• TO BE DONE:
Check each line of the listing below for the string "this", and give only how many lines hold it.
○ ○ ○ ○
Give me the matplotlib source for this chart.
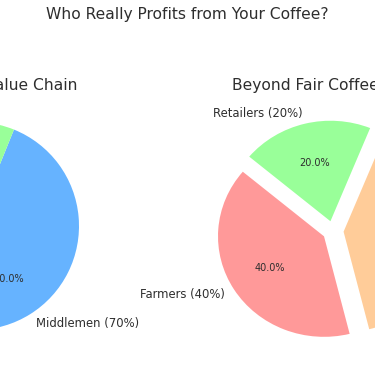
import matplotlib
matplotlib.use("Agg")
import matplotlib.pyplot as plt

# ─────────────────────────────────────────
# Data
# ─────────────────────────────────────────
stakeholders_std = ["Farmers", "Middlemen", "Retailers"]
share_std = [10, 70, 20]
colors_std = ["#ff9999", "#66b3ff", "#99ff99"]

stakeholders_bf = ["Farmers", "Community Fund", "Retailers"]
share_bf = [40, 40, 20]
colors_bf = ["#ff9999", "#ffcc99", "#99ff99"]

plt.rcParams["text.color"] = "0.18"
plt.rcParams["font.family"] = "DejaVu Sans"

DPI = 70
W, H = 375, 366
fig = plt.figure(figsize=(W / DPI, H / DPI), dpi=DPI)


def pie_axes(cx, cy, rx, ry):
    """Axes placed so the pie centre lands on pixel (cx, cy), radii rx/ry in px."""
    w, h = 2.5 * rx, 2.5 * ry
    return fig.add_axes([(cx - w / 2) / W, (H - cy - h / 2) / H, w / W, h / H])


def shrink_pct(ax, size=10):
    for t in ax.texts:
        if t.get_text().endswith("%") and "(" not in t.get_text():
            t.set_fontsize(size)


ax1 = pie_axes(-25, 226, 104, 104)
ax1.pie(share_std, labels=[f"{s} ({v}%)" for s, v in zip(stakeholders_std, share_std)],
        colors=colors_std, autopct="%1.1f%%", startangle=140,
        textprops={"fontsize": 12})
ax1.set_aspect("auto")
shrink_pct(ax1)

ax2 = pie_axes(333, 231, 106, 100.5)
ax2.pie(share_bf, labels=[f"{s} ({v}%)" for s, v in zip(stakeholders_bf, share_bf)],
        colors=colors_bf, autopct="%1.1f%%", startangle=140,
        explode=(0.1, 0.1, 0.1), textprops={"fontsize": 12})
ax2.set_aspect("auto")
shrink_pct(ax2)

# subplot titles, both on the same baseline
fig.text(-22 / W, 1 - 90 / H, "Conventional Value Chain", fontsize=16,
         ha="center", va="baseline")
fig.text(331 / W, 1 - 90 / H, "Beyond Fair Coffee Model", fontsize=16,
         ha="center", va="baseline")

fig.suptitle("Who Really Profits from Your Coffee?", fontsize=16, y=0.982)

fig.savefig("out.png", dpi=DPI)
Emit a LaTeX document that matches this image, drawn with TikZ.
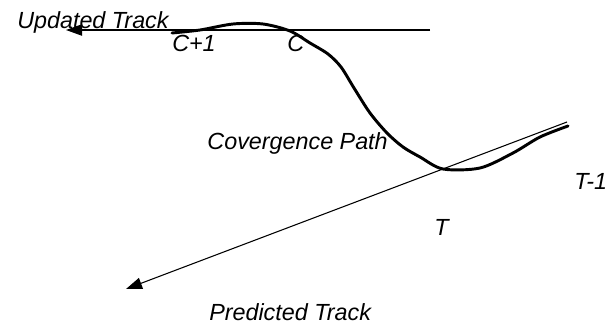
\documentclass[tikz,border=0pt]{standalone}
\usepackage{fontspec}
\setmainfont{Liberation Sans}
\usetikzlibrary{arrows.meta}
\tikzset{
  lbl/.style={inner sep=0pt, font=\fontsize{17.5}{21}\selectfont\itshape, anchor=base west},
  track/.style={line width=0.8pt, -{Triangle[length=12pt,width=8.5pt]}},
  conv/.style={line width=2.2pt, line join=round, line cap=round}
}
\begin{document}
\begin{tikzpicture}[x=0.75pt,y=-0.75pt]
\useasboundingbox (0,0) rectangle (608,324);
% labels
\node[lbl] (upd) at (17,29) {Updated Track};
\node[lbl] (c1) at (172,52) {C+1};
\node[lbl] (c) at (287,52) {C};
\node[lbl, anchor=base east] (cp) at (388,150) {Covergence Path};
\node[lbl] (t1) at (574,190) {T-1};
\node[lbl] (t) at (434,236) {T};
\node[lbl] (pred) at (209,321) {Predicted Track};
% track lines
\coordinate (us) at (430,30);
\coordinate (ue) at (66,30);
\coordinate (ps) at (567,122);
\coordinate (pe) at (126,289);
\draw[track] (us) -- (ue);
\draw[track] (ps) -- (pe);
% convergence path
\draw[conv] plot[smooth, tension=0.5] coordinates {
 (172,33) (200,30) (233,24) (263,24) (290,31) (310,43) (328,54) (341,67)
 (354,88) (370,113) (387,133) (403,147) (420,157) (443,169) (480,168)
 (513,153) (540,137) (568,126)};
\end{tikzpicture}
\end{document}
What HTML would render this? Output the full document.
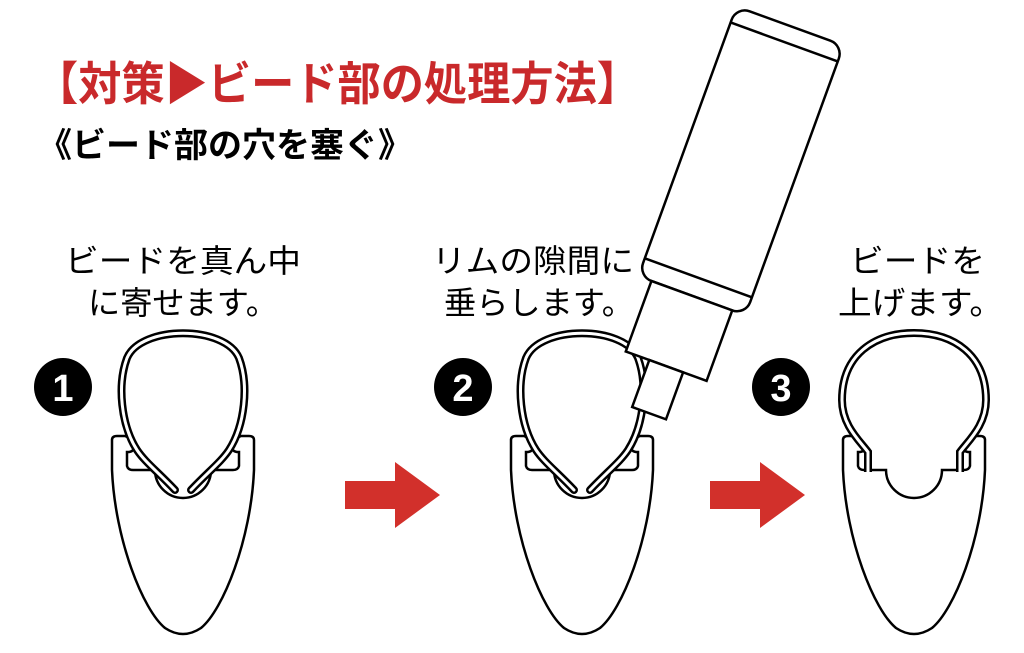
<!DOCTYPE html>
<html><head><meta charset="utf-8"><style>
html,body{margin:0;padding:0;background:#fff;}
svg{display:block;}
text{font-family:"Liberation Sans","Noto Sans CJK JP",sans-serif;}
</style></head><body>
<svg width="1024" height="653" viewBox="0 0 1024 653" xmlns="http://www.w3.org/2000/svg">
<defs>
<g id="rim">
<path d="M-71,440 Q-71,436 -66,436 L-58,436 Q-52,438 -50,446 Q-48,451 -54,452 L-56,452 L-56,466 Q-55,470 -50,470 L-28,470 A28,28 0 0 0 28,470 L50,470 Q55,470 56,466 L56,452 L54,452 Q48,451 50,446 Q52,438 58,436 L66,436 Q71,436 71,440 L71,470 C68,540 40,610 18,628 Q0,640 -18,628 C-40,610 -68,540 -71,470 Z" fill="#fff" stroke="#000" stroke-width="2.5"/>
</g>
<path id="t1" d="M-8,490 C-25,472 -38,462 -46,450 C-62,425 -66,385 -56,358 C-42,325 42,325 56,358 C66,385 62,425 46,450 C38,462 25,472 8,490"/>
</defs>

<text x="35" y="100" font-size="46" font-weight="bold" fill="#c9292b" textLength="605" lengthAdjust="spacingAndGlyphs">【対策▶ビード部の処理方法】</text>
<text x="38" y="157" font-size="34" font-weight="bold" fill="#000" textLength="374" lengthAdjust="spacingAndGlyphs">《ビード部の穴を塞ぐ》</text>

<text x="65" y="272" font-size="32" fill="#000" textLength="236" lengthAdjust="spacingAndGlyphs">ビードを真ん中</text>
<text x="88" y="314" font-size="32" fill="#000" textLength="190" lengthAdjust="spacingAndGlyphs">に寄せます。</text>
<text x="432" y="272" font-size="32" fill="#000" textLength="202" lengthAdjust="spacingAndGlyphs">リムの隙間に</text>
<text x="444" y="314" font-size="32" fill="#000" textLength="190" lengthAdjust="spacingAndGlyphs">垂らします。</text>
<text x="850" y="272" font-size="32" fill="#000" textLength="135" lengthAdjust="spacingAndGlyphs">ビードを</text>
<text x="838" y="314" font-size="32" fill="#000" textLength="165" lengthAdjust="spacingAndGlyphs">上げます。</text>

<g font-size="38" font-weight="bold" fill="#fff" text-anchor="middle">
<circle cx="63" cy="387" r="29" fill="#000"/><text x="63" y="401">1</text>
<circle cx="463" cy="387" r="29" fill="#000"/><text x="463" y="401">2</text>
<circle cx="781" cy="387" r="29" fill="#000"/><text x="781" y="401">3</text>
</g>

<g transform="translate(183,0)">
<use href="#rim"/>
<use href="#t1" fill="none" stroke="#000" stroke-width="8" stroke-linecap="round"/>
<use href="#t1" fill="none" stroke="#fff" stroke-width="3" stroke-linecap="round"/>
</g>

<g transform="translate(582,0)">
<use href="#rim"/>
<use href="#t1" fill="none" stroke="#000" stroke-width="8" stroke-linecap="round"/>
<use href="#t1" fill="none" stroke="#fff" stroke-width="3" stroke-linecap="round"/>
</g>

<g transform="translate(914,0)">
<use href="#rim"/>
<g fill="none">
<path d="M-46,472 L-46,452 C-55,440 -72,425 -72,400 C-72,355 -40,333 0,333 C40,333 72,355 72,400 C72,425 55,440 46,452 L46,472" stroke="#000" stroke-width="8"/>
<path d="M-46,472 L-46,452 C-55,440 -72,425 -72,400 C-72,355 -40,333 0,333 C40,333 72,355 72,400 C72,425 55,440 46,452 L46,472" stroke="#fff" stroke-width="3"/>
</g>
</g>

<g transform="translate(790,26) rotate(20)" fill="#fff" stroke="#000" stroke-width="2.5">
<rect x="-57" y="0" width="114" height="287" rx="14"/>
<line x1="-57" y1="17" x2="57" y2="17"/>
<line x1="-57" y1="268" x2="57" y2="268"/>
<rect x="-43" y="287" width="86" height="75"/>
<rect x="-18" y="362" width="36" height="50"/>
</g>

<path d="M345,481 L395,481 L395,462 L440,495 L395,528 L395,509 L345,509 Z" fill="#d2302b"/>
<path d="M710,481 L760,481 L760,462 L805,495 L760,528 L760,509 L710,509 Z" fill="#d2302b"/>
</svg>
</body></html>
○ ○ ○ ○
• OUTPUT BELOW:
3